I’m often told – and it’s true – that my job is like herding cats. Like a mother hen, I counted my chicks to make sure all had returned safely. And, as always, I was on operational overload – clicking through the details in my mind:

  • Timing: (“We’re 45 minutes late for lunch.”)
  • Counting: (“Where are the couple who didn’t want to hike to the village?”)
  • Patience: (“If that lady stops to buy one more souvenir, I’m gonna strangle her!”)
  • Concern: (“What about Kristie – the sick one – how did she do on the hike?”)
  • Note to supplier: (“That climb was more strenuous than I expected.”)
  • Note to self: (“If I ever do this again, insist that people wear sturdy walking shoes.”)
  • Anxiety about my skittish VIP: (“I hope he appreciated this experience.”)
  • Self-doubt: (“For me, this was a highlight. Did they get it? Was it worth it?”)

Before we climbed into our vehicles, one of the women stopped me, her face flushed. I took a deep breath and waited for a tirade of complaints. Speaking breathlessly she enthused, “Oh my God, Marilyn – the house we visited – there was only one piece of furniture!  We had to take off our shoes and sit on the floor, covered with carpets. The man poured us tea and told us all about his life. They have practically nothing – but seem so happy and content!”

And, as I exhaled a sigh of relief, she continued, “This was the most amazing experience I’ve ever had!  Thank you, thank you, thank you!”

Others I spoke with afterward were equally effusive about the experience and felt that it was a highlight. Even my VIP.

 

 

 

5 Comments

  • Jamie March 10, 2017 at 8:23pm

    Pleeeeeeze plan another trip to morocco, when you are well which, due to your sprit, will be very soon!

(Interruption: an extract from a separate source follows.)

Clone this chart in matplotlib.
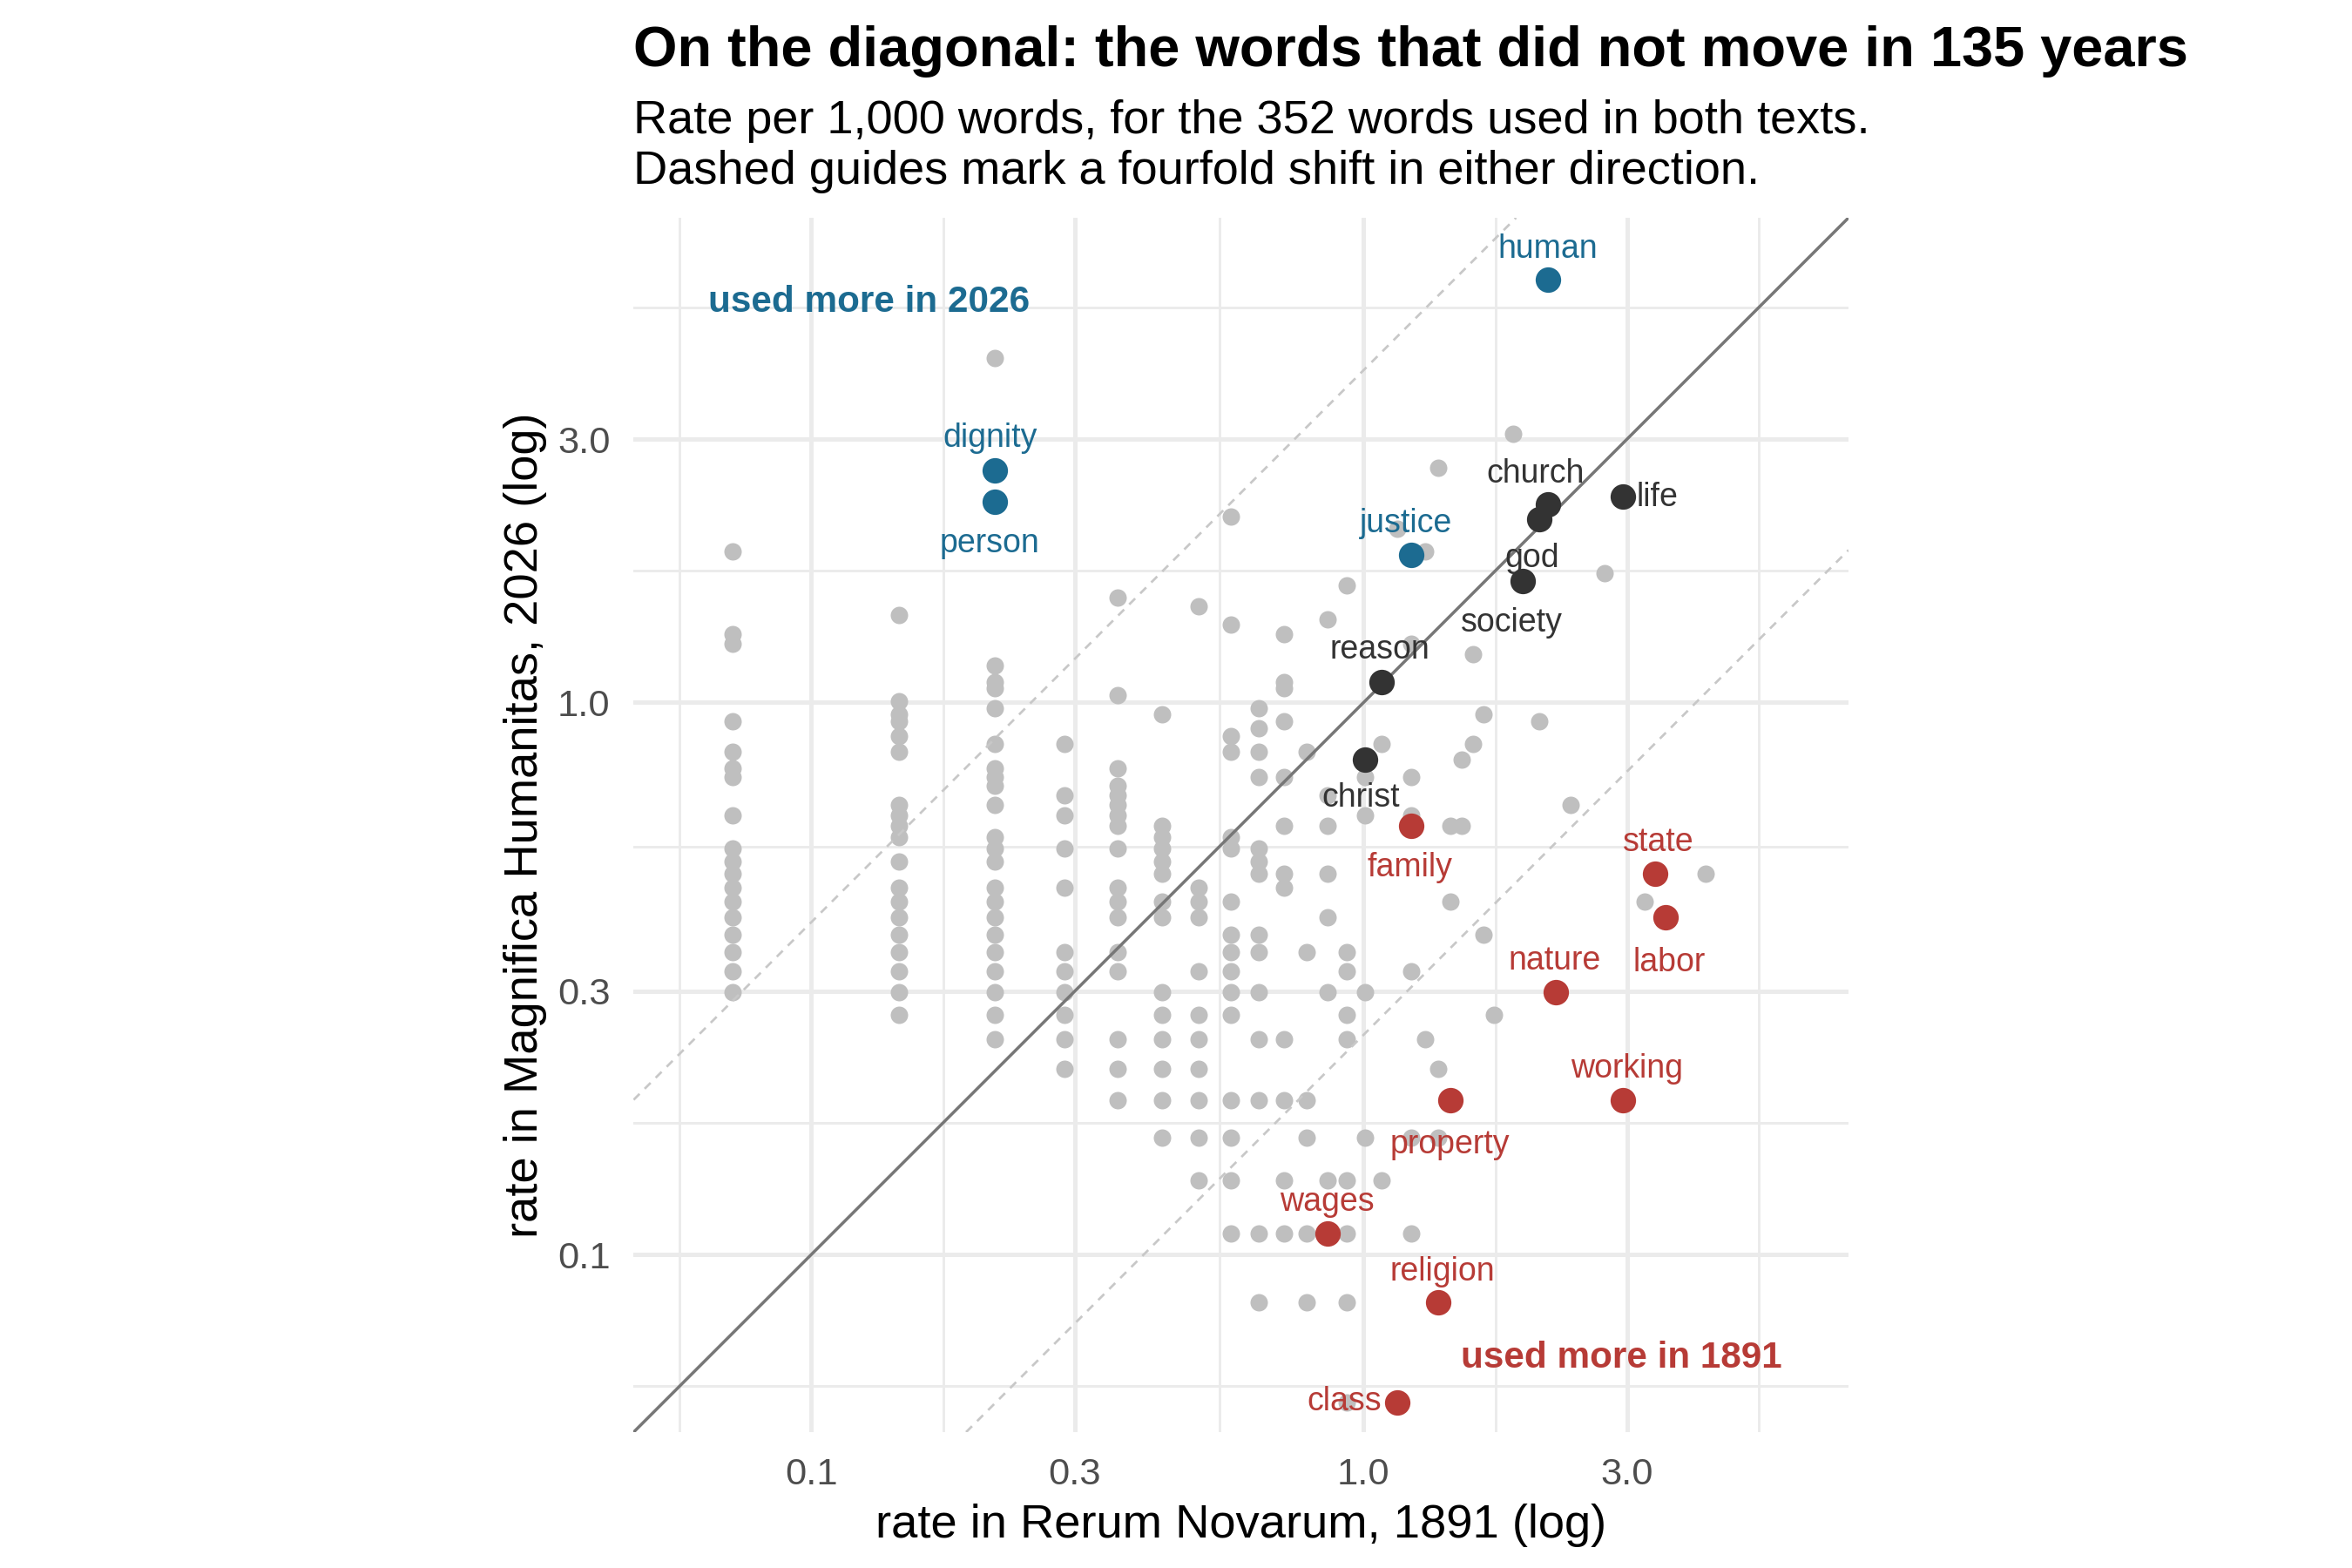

    • Marilyn March 11, 2017 at 1:15am

      As I was writing this, I was thinking how much I’d love to go back to Morocco. An amazing country! It’ll be on my short list for a future WOW! Travel Club adventure.

  • Audrey March 11, 2017 at 6:47am

    As always your joy took me to lands I only dream of and love the dream I live even more

  • Julie Franz March 12, 2017 at 1:12am

    Sounds like another amazing adventure! So glad it all turned out well!

  • Donna April 30, 2017 at 4:55pm

    I will never ever forget this trip. It was amazing!!! You definitely found the right career!!!!